I can’t tell you with full certainty where my love for fitness is going to take me at this point. For now, I’m doing what I love to do and having fun. Isn’t that that the point? Do what makes you happy, and everything will fall into place. That’s how I try to live anyway.

The moral of the story here is three-fold. First, I want to reach out to others, share my story, and let people know that fit is hip. If you’re in a dark place, know that there is a way out. I’ve been through hell and back, and today I am thriving. You’re not alone. Second, if you suspect that someone you know may be struggling with an eating disorder, please reach out to him or her. Sometimes all it takes is one person to save a life. Have the courage to be that person. And third, lifting weights is certainly not just for men, and ladies, I promise you it won’t make you big. I’ve never felt so confident about my body, and that’s all thanks to the iron plates.
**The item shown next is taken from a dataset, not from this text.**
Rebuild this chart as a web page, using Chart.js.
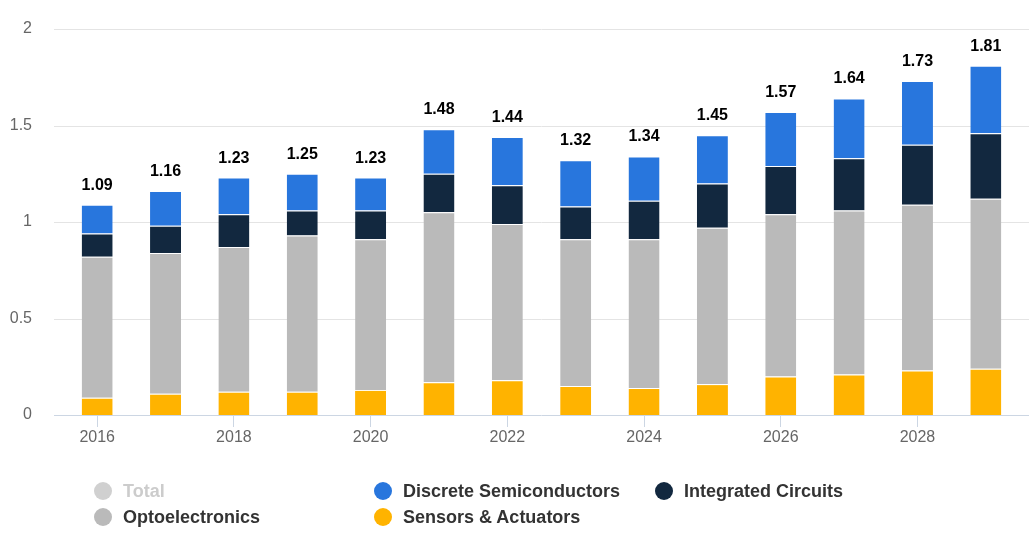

Today: strong and confident.


* You may notice that I never mention receiving any kind of professional help – and that’s because I didn’t. At the time, I didn’t even know what an eating disorder was and it never occurred to me that I was a victim. Unfortunately, given the culture that I was living in, my behavior was not uncommon and so nobody called me out on it. Seeking help would have saved me years of turmoil and anguish. I urge you to find the strength to reach out to others who may be suffering; you just may save someone.

** As a starter book, I found this perfectly adequate. I’ve even given this as a gift to a friend who was interested in becoming involved in fitness. At this point, however, there are many parts of the book that I disagree with and hesitate to recommend it to those just starting out.